*What the exercise asks*
Quote the listing in full, exactly as given, minus any pictures.

*Data in this exercise*
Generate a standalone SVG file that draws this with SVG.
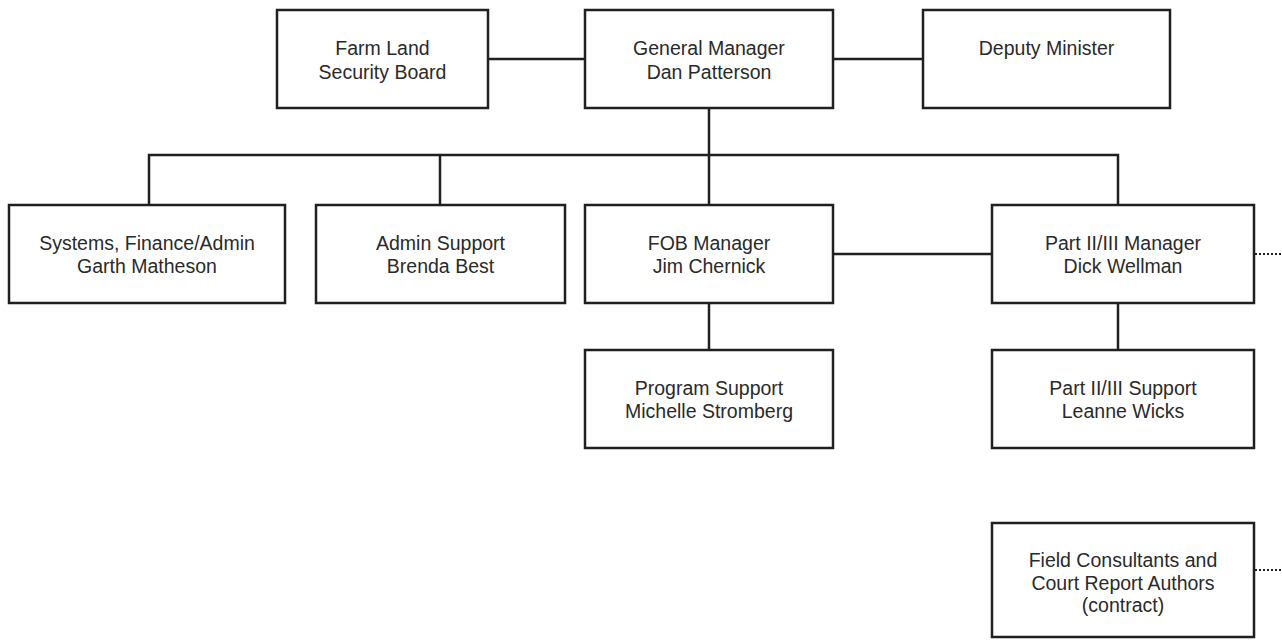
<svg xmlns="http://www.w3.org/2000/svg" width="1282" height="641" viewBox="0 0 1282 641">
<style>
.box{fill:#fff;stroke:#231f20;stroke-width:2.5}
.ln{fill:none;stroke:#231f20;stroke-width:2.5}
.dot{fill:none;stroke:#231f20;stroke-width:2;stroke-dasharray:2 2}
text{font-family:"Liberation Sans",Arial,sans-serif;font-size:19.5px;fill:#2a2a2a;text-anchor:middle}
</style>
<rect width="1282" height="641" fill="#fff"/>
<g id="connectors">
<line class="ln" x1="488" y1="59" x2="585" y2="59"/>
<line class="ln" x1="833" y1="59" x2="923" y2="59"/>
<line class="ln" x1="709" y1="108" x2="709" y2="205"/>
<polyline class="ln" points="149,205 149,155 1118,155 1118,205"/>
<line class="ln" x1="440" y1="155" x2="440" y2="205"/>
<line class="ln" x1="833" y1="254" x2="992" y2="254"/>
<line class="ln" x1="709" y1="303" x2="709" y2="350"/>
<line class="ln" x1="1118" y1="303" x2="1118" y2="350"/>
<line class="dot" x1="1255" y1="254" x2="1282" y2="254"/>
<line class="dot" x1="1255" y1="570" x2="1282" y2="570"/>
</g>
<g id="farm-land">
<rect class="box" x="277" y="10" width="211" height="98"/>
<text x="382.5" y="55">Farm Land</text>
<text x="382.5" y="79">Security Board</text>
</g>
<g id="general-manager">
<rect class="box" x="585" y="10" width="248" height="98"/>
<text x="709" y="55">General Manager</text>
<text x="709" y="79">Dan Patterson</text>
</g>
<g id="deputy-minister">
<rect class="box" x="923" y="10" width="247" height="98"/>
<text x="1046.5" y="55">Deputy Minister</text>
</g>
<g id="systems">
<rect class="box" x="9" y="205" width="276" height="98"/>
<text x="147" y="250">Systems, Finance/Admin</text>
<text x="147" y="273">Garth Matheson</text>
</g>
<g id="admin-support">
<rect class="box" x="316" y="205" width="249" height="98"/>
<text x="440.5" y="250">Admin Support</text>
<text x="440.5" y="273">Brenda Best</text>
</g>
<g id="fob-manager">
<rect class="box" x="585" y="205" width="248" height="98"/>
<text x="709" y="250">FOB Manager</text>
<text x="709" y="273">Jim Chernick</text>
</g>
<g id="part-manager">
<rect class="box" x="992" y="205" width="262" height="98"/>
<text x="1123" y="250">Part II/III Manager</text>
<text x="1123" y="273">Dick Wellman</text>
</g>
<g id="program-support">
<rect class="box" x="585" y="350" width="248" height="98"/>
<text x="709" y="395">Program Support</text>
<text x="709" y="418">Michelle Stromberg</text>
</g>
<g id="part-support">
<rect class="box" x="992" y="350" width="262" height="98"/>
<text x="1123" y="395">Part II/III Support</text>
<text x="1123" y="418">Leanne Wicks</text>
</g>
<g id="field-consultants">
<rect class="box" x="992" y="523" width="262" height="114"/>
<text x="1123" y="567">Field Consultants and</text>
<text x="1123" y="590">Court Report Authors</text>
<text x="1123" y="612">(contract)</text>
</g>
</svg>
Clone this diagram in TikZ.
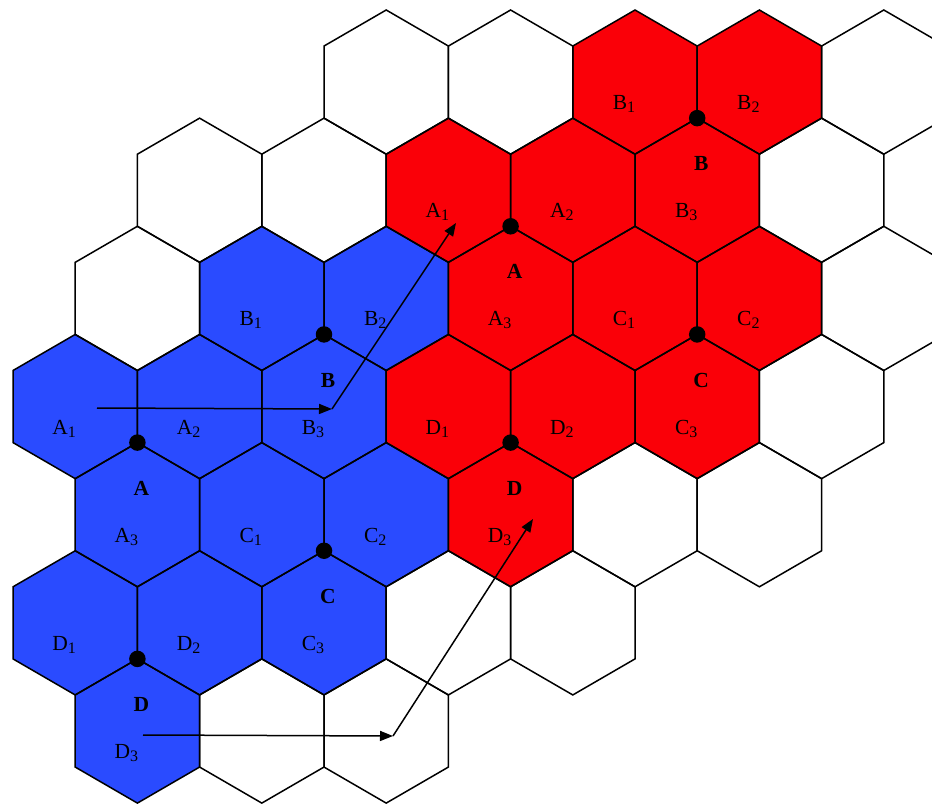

*Full answer*
Generate a standalone SVG file that draws this with SVG.
<svg xmlns="http://www.w3.org/2000/svg" width="1282" height="641" viewBox="0 0 1282 641">
<style>
.box{fill:#fff;stroke:#231f20;stroke-width:2.5}
.ln{fill:none;stroke:#231f20;stroke-width:2.5}
.dot{fill:none;stroke:#231f20;stroke-width:2;stroke-dasharray:2 2}
text{font-family:"Liberation Sans",Arial,sans-serif;font-size:19.5px;fill:#2a2a2a;text-anchor:middle}
</style>
<rect width="1282" height="641" fill="#fff"/>
<g id="connectors">
<line class="ln" x1="488" y1="59" x2="585" y2="59"/>
<line class="ln" x1="833" y1="59" x2="923" y2="59"/>
<line class="ln" x1="709" y1="108" x2="709" y2="205"/>
<polyline class="ln" points="149,205 149,155 1118,155 1118,205"/>
<line class="ln" x1="440" y1="155" x2="440" y2="205"/>
<line class="ln" x1="833" y1="254" x2="992" y2="254"/>
<line class="ln" x1="709" y1="303" x2="709" y2="350"/>
<line class="ln" x1="1118" y1="303" x2="1118" y2="350"/>
<line class="dot" x1="1255" y1="254" x2="1282" y2="254"/>
<line class="dot" x1="1255" y1="570" x2="1282" y2="570"/>
</g>
<g id="farm-land">
<rect class="box" x="277" y="10" width="211" height="98"/>
<text x="382.5" y="55">Farm Land</text>
<text x="382.5" y="79">Security Board</text>
</g>
<g id="general-manager">
<rect class="box" x="585" y="10" width="248" height="98"/>
<text x="709" y="55">General Manager</text>
<text x="709" y="79">Dan Patterson</text>
</g>
<g id="deputy-minister">
<rect class="box" x="923" y="10" width="247" height="98"/>
<text x="1046.5" y="55">Deputy Minister</text>
</g>
<g id="systems">
<rect class="box" x="9" y="205" width="276" height="98"/>
<text x="147" y="250">Systems, Finance/Admin</text>
<text x="147" y="273">Garth Matheson</text>
</g>
<g id="admin-support">
<rect class="box" x="316" y="205" width="249" height="98"/>
<text x="440.5" y="250">Admin Support</text>
<text x="440.5" y="273">Brenda Best</text>
</g>
<g id="fob-manager">
<rect class="box" x="585" y="205" width="248" height="98"/>
<text x="709" y="250">FOB Manager</text>
<text x="709" y="273">Jim Chernick</text>
</g>
<g id="part-manager">
<rect class="box" x="992" y="205" width="262" height="98"/>
<text x="1123" y="250">Part II/III Manager</text>
<text x="1123" y="273">Dick Wellman</text>
</g>
<g id="program-support">
<rect class="box" x="585" y="350" width="248" height="98"/>
<text x="709" y="395">Program Support</text>
<text x="709" y="418">Michelle Stromberg</text>
</g>
<g id="part-support">
<rect class="box" x="992" y="350" width="262" height="98"/>
<text x="1123" y="395">Part II/III Support</text>
<text x="1123" y="418">Leanne Wicks</text>
</g>
<g id="field-consultants">
<rect class="box" x="992" y="523" width="262" height="114"/>
<text x="1123" y="567">Field Consultants and</text>
<text x="1123" y="590">Court Report Authors</text>
<text x="1123" y="612">(contract)</text>
</g>
</svg>
Clone this diagram in TikZ.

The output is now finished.